#### SHORT TASK:
Return only those lines from the line containing "Rebuild this chart" to the line containing "const xTitles = ['time", both included, and please omit the pictures.

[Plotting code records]
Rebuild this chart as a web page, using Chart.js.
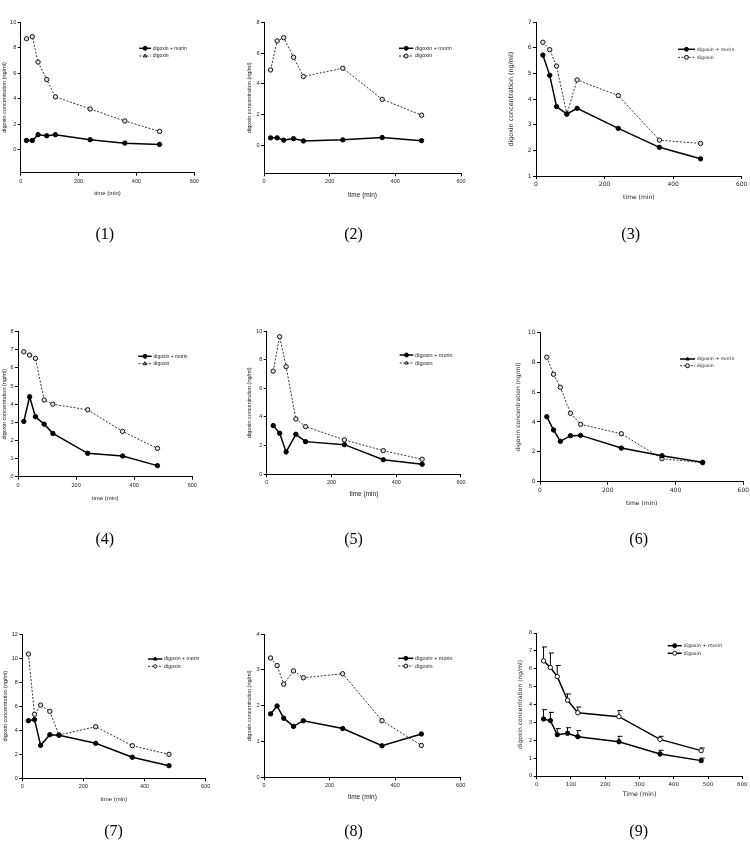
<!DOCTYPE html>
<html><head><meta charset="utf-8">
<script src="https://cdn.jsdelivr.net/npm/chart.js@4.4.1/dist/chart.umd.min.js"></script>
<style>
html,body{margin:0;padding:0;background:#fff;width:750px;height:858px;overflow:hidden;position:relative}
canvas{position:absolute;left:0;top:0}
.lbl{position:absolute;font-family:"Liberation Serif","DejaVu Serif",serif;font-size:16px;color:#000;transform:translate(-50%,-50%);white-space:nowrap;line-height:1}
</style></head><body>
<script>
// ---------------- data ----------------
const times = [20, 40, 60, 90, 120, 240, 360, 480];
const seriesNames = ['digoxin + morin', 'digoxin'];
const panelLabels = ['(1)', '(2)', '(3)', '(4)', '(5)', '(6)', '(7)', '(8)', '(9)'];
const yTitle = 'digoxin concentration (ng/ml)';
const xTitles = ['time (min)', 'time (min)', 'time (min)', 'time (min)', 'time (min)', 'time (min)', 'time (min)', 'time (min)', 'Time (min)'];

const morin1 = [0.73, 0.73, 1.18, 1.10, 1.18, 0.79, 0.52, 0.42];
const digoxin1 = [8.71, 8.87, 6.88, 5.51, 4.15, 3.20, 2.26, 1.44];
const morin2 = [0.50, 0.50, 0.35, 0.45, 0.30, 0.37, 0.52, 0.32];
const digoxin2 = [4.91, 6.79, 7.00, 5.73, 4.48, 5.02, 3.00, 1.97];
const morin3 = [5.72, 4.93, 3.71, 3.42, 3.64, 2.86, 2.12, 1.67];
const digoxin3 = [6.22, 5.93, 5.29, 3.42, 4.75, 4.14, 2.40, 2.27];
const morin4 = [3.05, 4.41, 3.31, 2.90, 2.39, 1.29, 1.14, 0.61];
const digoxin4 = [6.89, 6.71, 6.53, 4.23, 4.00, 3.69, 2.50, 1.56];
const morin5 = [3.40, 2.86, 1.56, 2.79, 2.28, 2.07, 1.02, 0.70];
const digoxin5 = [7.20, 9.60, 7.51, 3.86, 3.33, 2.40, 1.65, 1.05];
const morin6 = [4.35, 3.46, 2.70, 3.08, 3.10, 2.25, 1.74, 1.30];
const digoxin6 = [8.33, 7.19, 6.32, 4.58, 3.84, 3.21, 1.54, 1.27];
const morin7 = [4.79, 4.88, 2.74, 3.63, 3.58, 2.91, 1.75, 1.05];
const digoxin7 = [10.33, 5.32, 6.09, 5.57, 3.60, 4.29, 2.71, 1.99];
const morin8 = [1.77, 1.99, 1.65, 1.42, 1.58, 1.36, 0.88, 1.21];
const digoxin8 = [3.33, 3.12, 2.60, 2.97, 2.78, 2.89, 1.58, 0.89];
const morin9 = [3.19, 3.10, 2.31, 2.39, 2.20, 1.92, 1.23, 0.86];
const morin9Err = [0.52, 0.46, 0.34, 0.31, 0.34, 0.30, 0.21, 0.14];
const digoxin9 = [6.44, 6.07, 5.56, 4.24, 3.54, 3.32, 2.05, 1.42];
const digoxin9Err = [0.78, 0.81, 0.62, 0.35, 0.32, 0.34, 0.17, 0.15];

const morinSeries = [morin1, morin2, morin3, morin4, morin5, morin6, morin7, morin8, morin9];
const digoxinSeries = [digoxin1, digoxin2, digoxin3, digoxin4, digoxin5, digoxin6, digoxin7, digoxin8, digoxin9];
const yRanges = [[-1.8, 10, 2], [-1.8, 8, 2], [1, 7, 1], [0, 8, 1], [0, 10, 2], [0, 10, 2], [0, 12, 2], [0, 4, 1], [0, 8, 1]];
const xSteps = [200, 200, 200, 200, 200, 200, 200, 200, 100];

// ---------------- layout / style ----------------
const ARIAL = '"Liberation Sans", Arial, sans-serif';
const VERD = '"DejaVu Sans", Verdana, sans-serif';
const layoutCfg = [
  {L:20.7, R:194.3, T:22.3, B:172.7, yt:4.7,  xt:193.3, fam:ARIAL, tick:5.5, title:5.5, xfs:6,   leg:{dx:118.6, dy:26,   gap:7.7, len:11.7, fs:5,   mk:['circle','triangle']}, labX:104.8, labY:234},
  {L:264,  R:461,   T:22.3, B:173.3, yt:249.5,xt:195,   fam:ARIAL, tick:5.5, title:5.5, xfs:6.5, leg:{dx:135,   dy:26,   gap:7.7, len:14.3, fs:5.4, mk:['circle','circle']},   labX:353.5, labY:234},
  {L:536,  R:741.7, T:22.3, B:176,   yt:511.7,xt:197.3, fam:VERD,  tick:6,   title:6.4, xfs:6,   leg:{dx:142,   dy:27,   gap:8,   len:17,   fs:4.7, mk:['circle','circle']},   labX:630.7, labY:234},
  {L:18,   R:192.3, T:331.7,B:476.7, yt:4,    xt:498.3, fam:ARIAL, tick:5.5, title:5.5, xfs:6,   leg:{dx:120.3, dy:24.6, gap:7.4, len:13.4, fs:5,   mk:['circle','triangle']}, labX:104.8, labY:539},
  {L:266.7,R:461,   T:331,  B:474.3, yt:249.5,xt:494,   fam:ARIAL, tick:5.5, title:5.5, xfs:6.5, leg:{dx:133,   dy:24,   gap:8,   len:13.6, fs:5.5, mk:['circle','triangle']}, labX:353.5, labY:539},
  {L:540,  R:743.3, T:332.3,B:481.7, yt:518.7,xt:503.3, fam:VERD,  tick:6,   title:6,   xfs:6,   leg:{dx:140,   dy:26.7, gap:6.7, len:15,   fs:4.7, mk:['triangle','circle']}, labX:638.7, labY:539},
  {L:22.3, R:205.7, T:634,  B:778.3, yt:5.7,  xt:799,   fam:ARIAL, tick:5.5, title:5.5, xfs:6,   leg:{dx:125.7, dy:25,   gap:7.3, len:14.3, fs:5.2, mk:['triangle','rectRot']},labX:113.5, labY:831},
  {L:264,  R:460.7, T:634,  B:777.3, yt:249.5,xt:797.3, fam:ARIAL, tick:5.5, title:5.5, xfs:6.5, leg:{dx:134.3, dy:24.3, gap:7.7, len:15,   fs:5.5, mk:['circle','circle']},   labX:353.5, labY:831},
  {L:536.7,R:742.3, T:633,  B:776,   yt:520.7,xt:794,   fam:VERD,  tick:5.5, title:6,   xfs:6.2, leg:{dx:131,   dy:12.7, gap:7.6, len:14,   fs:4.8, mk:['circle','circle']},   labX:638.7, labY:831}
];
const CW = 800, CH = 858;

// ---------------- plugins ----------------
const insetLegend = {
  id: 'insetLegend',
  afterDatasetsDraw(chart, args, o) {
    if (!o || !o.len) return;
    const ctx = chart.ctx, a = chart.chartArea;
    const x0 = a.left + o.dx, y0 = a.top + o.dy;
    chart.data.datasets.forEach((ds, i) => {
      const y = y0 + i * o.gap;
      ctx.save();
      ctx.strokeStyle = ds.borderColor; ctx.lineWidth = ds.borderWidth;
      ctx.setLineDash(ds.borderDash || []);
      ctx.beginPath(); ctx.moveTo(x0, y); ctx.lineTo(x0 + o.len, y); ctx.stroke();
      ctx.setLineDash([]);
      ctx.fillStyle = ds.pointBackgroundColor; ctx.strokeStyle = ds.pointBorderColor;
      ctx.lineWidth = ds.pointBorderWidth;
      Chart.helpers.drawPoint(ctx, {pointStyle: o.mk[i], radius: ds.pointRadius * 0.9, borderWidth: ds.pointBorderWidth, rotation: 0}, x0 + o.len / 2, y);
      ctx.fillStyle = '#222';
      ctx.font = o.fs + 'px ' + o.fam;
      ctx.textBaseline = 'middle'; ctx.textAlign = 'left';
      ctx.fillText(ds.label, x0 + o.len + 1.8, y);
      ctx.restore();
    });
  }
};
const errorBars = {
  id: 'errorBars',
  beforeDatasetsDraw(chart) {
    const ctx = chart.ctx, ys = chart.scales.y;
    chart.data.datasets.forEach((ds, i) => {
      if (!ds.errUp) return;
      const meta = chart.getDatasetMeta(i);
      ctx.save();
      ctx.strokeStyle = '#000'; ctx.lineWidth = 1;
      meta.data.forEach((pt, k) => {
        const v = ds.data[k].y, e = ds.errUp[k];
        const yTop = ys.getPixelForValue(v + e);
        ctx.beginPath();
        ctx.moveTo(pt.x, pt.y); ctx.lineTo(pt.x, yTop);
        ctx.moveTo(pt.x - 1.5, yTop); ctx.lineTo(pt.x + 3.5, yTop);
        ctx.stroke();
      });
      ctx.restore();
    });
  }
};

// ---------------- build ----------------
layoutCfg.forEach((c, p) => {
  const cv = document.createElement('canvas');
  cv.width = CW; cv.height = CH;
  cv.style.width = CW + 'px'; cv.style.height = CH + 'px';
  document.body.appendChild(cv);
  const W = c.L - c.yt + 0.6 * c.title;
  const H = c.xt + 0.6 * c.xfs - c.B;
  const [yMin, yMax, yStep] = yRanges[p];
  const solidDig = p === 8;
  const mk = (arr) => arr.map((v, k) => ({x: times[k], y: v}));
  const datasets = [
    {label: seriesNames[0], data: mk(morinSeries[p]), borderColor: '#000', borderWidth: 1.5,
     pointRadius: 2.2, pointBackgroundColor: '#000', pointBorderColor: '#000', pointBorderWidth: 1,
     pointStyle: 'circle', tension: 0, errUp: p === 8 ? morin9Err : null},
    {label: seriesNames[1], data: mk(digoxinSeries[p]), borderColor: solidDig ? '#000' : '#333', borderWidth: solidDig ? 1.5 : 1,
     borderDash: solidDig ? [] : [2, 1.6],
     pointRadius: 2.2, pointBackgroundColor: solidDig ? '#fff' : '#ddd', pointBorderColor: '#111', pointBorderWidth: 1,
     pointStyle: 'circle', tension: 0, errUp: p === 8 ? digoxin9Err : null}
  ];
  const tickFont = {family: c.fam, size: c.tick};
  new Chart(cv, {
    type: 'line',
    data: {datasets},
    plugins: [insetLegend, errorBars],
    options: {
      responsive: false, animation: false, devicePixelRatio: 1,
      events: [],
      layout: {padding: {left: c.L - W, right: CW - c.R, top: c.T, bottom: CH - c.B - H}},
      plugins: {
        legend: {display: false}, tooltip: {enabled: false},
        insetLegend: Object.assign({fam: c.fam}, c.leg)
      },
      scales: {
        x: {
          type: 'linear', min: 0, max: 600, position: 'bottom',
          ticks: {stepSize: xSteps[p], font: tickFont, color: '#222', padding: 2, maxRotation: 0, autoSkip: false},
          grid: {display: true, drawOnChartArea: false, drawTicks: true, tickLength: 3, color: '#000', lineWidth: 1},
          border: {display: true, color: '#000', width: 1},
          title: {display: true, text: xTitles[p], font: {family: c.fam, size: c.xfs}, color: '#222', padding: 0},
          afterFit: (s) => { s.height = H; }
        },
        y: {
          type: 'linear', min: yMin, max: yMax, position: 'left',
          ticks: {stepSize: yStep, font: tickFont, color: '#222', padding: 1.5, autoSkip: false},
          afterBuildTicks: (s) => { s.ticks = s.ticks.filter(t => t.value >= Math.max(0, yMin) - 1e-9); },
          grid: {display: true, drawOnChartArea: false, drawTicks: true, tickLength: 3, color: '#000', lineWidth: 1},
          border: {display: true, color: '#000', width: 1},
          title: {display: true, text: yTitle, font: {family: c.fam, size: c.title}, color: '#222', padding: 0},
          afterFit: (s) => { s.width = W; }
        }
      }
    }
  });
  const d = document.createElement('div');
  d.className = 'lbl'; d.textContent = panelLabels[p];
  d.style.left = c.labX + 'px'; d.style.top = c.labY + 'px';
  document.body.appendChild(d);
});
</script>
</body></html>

* * *

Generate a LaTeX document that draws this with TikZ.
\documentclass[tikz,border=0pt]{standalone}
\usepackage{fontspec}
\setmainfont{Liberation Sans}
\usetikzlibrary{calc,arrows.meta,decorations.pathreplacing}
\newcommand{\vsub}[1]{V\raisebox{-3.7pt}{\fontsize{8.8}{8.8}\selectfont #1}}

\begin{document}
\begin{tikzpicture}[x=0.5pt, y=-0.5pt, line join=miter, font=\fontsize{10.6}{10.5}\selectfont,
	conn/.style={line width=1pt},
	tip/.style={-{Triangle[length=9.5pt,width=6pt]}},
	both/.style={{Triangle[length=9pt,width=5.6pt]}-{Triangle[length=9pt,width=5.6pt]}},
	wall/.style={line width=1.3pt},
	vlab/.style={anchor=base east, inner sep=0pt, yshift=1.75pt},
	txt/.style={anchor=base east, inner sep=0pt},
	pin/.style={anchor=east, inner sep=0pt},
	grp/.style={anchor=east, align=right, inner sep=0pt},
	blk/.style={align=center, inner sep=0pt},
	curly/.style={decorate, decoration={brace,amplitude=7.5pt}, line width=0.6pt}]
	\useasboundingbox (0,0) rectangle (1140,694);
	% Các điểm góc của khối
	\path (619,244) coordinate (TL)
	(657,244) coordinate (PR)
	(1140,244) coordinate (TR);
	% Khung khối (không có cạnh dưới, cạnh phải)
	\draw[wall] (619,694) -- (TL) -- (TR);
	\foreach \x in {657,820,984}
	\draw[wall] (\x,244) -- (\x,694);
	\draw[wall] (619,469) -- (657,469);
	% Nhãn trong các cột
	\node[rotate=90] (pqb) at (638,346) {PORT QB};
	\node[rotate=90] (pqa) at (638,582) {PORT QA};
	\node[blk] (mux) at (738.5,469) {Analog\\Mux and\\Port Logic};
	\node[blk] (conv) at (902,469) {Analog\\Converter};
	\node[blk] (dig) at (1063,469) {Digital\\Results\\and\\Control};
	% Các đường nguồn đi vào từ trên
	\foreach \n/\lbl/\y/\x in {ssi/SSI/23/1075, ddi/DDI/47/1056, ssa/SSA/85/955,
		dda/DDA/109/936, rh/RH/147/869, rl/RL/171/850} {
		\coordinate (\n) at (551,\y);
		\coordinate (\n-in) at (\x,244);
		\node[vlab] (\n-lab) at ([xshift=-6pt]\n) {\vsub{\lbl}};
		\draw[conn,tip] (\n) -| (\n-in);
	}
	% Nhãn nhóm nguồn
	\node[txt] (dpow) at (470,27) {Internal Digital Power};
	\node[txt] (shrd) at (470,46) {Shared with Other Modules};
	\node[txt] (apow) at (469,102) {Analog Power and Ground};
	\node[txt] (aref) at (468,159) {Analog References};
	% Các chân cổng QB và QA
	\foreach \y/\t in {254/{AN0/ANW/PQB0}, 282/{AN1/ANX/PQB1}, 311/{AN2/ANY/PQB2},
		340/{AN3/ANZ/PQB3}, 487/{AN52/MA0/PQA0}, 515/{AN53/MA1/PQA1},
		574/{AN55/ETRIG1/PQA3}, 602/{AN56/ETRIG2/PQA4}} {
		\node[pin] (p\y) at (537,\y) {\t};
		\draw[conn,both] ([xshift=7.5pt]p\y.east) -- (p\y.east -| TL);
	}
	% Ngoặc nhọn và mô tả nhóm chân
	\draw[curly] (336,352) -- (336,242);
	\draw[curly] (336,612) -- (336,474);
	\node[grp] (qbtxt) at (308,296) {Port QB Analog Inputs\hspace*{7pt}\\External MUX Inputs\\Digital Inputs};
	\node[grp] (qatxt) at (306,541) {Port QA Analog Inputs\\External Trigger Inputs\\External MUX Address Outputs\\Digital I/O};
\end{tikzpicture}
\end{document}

#### SOLVED PROBLEM:
Rebuild this chart as a web page, using Chart.js.
<!DOCTYPE html>
<html><head><meta charset="utf-8">
<script src="https://cdn.jsdelivr.net/npm/chart.js@4.4.1/dist/chart.umd.min.js"></script>
<style>
html,body{margin:0;padding:0;background:#fff;width:750px;height:858px;overflow:hidden;position:relative}
canvas{position:absolute;left:0;top:0}
.lbl{position:absolute;font-family:"Liberation Serif","DejaVu Serif",serif;font-size:16px;color:#000;transform:translate(-50%,-50%);white-space:nowrap;line-height:1}
</style></head><body>
<script>
// ---------------- data ----------------
const times = [20, 40, 60, 90, 120, 240, 360, 480];
const seriesNames = ['digoxin + morin', 'digoxin'];
const panelLabels = ['(1)', '(2)', '(3)', '(4)', '(5)', '(6)', '(7)', '(8)', '(9)'];
const yTitle = 'digoxin concentration (ng/ml)';
const xTitles = ['time (min)', 'time (min)', 'time (min)', 'time (min)', 'time (min)', 'time (min)', 'time (min)', 'time (min)', 'Time (min)'];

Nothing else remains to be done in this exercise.